## The request
Quote the data exactly, first line to the line containing "import seaborn as sns", with no pictures.

## Dataset extract

□ □ □ □

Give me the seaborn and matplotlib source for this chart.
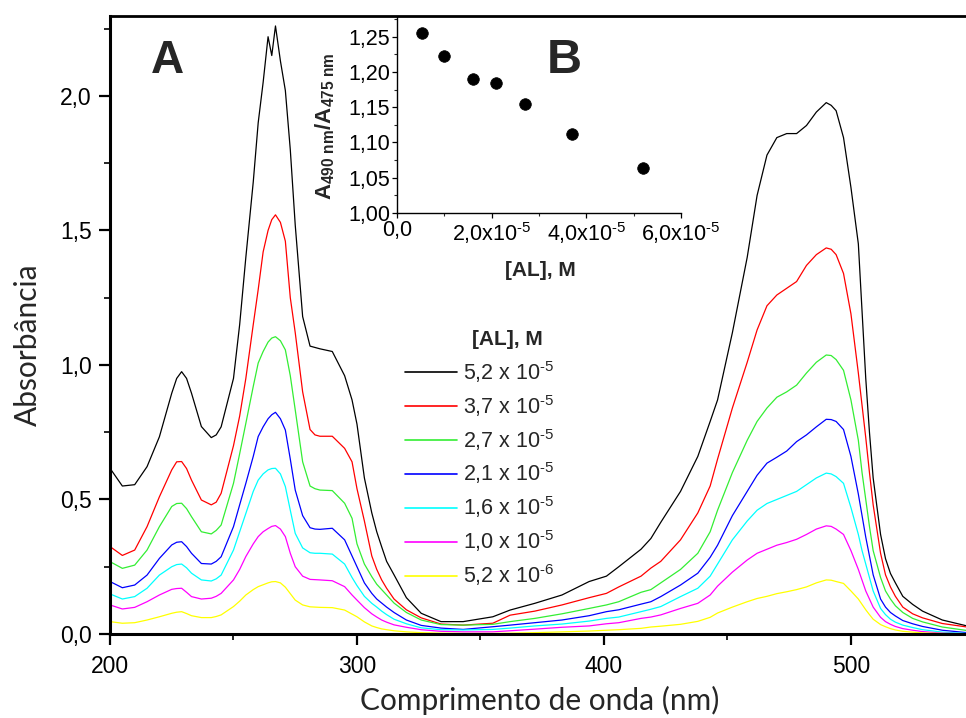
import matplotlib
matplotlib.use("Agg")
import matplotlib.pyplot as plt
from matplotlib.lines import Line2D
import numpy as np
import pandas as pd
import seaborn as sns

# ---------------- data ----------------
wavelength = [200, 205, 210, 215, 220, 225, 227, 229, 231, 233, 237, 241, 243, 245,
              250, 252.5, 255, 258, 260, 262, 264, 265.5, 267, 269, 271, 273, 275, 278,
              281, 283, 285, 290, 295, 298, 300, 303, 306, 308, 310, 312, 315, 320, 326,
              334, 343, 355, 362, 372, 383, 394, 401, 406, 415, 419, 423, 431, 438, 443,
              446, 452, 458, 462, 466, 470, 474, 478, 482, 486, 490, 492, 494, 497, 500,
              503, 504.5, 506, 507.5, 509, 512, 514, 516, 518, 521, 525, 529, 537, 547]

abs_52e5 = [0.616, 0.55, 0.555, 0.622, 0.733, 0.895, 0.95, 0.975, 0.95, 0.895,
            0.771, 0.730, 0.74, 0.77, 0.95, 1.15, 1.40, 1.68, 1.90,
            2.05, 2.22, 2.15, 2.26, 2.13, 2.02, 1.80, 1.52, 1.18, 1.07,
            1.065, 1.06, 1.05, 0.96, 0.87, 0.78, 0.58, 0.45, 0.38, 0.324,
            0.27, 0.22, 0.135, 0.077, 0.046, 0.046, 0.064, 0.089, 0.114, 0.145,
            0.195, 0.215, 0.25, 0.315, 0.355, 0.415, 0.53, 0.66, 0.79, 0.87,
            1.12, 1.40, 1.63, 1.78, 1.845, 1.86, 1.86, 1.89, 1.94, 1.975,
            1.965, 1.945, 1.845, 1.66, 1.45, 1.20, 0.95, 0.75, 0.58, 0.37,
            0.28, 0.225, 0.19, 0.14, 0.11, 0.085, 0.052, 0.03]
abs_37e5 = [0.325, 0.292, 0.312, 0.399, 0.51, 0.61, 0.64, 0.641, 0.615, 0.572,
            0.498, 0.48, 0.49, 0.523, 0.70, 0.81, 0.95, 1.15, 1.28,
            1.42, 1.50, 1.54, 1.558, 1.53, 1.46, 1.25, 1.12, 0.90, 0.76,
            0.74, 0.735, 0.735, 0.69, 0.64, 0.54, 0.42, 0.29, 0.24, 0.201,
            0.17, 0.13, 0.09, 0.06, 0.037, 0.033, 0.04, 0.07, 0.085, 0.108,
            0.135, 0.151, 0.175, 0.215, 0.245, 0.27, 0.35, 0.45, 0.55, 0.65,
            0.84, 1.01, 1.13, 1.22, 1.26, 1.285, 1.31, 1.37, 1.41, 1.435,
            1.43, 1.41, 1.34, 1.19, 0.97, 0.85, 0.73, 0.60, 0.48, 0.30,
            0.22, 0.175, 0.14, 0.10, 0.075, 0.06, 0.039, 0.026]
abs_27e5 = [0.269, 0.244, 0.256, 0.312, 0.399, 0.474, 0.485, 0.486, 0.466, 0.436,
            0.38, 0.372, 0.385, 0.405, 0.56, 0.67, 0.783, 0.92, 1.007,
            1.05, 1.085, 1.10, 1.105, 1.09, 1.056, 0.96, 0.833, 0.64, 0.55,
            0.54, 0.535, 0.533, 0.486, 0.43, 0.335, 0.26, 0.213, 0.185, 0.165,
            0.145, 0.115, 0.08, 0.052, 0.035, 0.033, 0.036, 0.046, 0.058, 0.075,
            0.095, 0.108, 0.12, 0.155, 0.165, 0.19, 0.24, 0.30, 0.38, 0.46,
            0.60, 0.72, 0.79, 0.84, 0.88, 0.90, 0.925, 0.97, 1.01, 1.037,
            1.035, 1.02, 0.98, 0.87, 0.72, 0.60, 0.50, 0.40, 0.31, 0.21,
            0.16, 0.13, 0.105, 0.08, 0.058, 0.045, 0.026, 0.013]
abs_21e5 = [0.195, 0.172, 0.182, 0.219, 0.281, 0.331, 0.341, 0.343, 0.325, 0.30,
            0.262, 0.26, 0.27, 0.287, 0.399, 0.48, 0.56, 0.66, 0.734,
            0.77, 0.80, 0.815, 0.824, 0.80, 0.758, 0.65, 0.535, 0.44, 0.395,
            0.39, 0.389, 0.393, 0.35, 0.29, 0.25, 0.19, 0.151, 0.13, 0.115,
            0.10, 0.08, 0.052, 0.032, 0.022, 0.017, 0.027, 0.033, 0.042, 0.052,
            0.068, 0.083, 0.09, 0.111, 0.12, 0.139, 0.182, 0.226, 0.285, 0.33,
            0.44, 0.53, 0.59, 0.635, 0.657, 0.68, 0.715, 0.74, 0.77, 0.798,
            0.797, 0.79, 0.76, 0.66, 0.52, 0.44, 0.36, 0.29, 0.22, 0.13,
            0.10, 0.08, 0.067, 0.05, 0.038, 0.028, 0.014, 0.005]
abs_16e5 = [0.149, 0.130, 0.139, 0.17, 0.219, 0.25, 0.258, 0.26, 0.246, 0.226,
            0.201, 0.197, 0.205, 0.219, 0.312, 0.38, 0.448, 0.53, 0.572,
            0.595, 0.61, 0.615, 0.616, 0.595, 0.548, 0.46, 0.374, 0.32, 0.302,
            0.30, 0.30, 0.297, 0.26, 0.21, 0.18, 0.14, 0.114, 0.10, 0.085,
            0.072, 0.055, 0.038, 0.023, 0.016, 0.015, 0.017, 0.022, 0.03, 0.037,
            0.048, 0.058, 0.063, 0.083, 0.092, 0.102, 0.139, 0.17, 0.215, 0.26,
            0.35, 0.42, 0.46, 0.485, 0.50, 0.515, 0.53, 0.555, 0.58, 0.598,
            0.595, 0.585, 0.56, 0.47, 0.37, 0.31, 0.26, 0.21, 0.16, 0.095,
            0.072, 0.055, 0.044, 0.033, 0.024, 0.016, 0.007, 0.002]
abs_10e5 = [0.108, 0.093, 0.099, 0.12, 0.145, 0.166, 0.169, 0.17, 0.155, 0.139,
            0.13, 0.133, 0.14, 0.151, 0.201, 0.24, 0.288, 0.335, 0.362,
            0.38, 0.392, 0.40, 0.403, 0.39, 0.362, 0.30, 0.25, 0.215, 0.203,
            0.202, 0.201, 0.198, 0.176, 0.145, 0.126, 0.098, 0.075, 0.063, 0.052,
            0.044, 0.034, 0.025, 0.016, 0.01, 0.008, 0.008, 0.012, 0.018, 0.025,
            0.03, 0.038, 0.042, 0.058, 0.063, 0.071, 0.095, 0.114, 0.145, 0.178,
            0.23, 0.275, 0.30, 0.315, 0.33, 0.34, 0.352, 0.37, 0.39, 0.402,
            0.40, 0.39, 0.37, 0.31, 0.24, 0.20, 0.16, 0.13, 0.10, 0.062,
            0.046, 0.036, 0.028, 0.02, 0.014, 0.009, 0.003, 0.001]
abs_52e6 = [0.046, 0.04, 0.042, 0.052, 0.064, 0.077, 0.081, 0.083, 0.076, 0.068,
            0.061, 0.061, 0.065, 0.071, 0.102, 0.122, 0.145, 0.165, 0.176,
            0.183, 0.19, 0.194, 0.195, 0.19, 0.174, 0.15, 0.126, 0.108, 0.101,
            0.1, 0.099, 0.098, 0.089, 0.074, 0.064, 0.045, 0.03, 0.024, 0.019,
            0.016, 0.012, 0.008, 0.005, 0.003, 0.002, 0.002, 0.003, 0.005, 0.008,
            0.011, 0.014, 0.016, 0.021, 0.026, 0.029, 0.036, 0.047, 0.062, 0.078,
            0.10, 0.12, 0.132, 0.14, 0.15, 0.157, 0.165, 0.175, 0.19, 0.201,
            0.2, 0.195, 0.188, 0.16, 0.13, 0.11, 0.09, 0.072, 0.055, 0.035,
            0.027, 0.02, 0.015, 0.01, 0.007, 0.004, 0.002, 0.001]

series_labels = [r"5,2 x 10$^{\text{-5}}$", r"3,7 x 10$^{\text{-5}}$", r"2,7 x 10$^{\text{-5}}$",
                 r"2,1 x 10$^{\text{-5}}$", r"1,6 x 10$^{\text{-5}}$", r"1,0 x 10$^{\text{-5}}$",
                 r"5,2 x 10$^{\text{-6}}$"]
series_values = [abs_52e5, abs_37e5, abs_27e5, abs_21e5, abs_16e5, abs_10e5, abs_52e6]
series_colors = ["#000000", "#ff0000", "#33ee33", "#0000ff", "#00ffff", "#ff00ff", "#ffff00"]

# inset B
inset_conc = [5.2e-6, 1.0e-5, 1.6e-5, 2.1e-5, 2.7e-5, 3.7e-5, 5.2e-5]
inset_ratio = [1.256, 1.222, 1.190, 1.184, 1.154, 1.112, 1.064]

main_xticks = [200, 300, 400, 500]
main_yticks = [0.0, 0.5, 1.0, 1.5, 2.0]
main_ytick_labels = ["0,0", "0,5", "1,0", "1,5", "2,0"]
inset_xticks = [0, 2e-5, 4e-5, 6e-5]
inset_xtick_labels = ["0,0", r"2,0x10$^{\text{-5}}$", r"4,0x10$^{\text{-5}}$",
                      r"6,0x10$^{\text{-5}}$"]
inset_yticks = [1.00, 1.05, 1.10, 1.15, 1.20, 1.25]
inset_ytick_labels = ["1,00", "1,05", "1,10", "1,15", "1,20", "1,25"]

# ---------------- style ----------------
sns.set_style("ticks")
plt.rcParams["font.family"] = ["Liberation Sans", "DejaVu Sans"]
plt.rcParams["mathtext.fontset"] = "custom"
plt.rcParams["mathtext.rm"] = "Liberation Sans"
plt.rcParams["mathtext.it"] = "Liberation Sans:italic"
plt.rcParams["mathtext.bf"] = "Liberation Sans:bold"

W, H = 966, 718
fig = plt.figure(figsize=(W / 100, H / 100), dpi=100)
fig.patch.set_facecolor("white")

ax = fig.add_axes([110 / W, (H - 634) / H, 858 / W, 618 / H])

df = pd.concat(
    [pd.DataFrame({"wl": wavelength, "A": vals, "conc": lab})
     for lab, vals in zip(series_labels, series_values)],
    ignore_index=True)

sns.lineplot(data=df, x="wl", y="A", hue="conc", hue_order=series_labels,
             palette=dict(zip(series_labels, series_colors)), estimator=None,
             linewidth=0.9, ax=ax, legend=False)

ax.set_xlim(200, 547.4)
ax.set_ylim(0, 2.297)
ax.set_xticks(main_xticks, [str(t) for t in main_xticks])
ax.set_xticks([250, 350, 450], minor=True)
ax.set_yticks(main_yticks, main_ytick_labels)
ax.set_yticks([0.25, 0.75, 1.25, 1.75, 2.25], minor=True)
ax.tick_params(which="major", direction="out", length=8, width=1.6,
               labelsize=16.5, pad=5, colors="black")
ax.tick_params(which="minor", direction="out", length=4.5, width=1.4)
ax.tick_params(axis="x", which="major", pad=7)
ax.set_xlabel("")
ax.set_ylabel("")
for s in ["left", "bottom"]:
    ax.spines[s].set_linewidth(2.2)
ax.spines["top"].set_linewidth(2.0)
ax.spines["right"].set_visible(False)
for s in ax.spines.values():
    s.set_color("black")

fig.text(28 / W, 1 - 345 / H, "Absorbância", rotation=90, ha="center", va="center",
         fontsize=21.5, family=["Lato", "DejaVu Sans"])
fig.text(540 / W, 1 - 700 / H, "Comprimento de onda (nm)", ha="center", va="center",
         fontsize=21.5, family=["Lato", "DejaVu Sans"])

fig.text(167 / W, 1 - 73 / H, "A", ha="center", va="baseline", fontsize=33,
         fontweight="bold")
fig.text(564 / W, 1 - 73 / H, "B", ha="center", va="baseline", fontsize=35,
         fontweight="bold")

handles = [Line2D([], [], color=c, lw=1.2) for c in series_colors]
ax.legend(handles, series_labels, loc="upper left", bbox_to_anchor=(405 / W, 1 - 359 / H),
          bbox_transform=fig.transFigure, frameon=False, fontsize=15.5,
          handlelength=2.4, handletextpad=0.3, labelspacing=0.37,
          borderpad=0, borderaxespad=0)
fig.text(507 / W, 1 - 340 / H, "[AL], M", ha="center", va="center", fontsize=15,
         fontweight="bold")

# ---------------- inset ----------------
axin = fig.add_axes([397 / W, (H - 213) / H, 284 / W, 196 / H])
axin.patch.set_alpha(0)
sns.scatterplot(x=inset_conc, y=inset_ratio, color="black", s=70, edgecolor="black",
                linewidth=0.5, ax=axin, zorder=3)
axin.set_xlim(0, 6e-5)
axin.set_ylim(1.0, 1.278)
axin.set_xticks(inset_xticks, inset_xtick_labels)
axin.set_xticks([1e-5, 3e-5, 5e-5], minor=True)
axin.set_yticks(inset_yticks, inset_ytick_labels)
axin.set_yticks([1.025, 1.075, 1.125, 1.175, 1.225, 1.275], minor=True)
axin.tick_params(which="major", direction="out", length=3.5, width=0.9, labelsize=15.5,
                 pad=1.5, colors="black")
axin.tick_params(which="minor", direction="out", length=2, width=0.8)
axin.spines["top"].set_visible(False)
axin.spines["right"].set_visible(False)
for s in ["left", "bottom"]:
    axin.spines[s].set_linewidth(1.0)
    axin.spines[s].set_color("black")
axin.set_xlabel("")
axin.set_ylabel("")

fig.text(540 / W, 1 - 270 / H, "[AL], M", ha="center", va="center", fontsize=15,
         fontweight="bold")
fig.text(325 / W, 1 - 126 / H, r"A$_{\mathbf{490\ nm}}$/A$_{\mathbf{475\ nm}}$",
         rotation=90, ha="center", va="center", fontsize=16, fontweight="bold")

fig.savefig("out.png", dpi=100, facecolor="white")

□ □ □ □

## Solution for this task
Give me the seaborn and matplotlib source for this chart.
import matplotlib
matplotlib.use("Agg")
import matplotlib.pyplot as plt
from matplotlib.lines import Line2D
import numpy as np
import pandas as pd
import seaborn as sns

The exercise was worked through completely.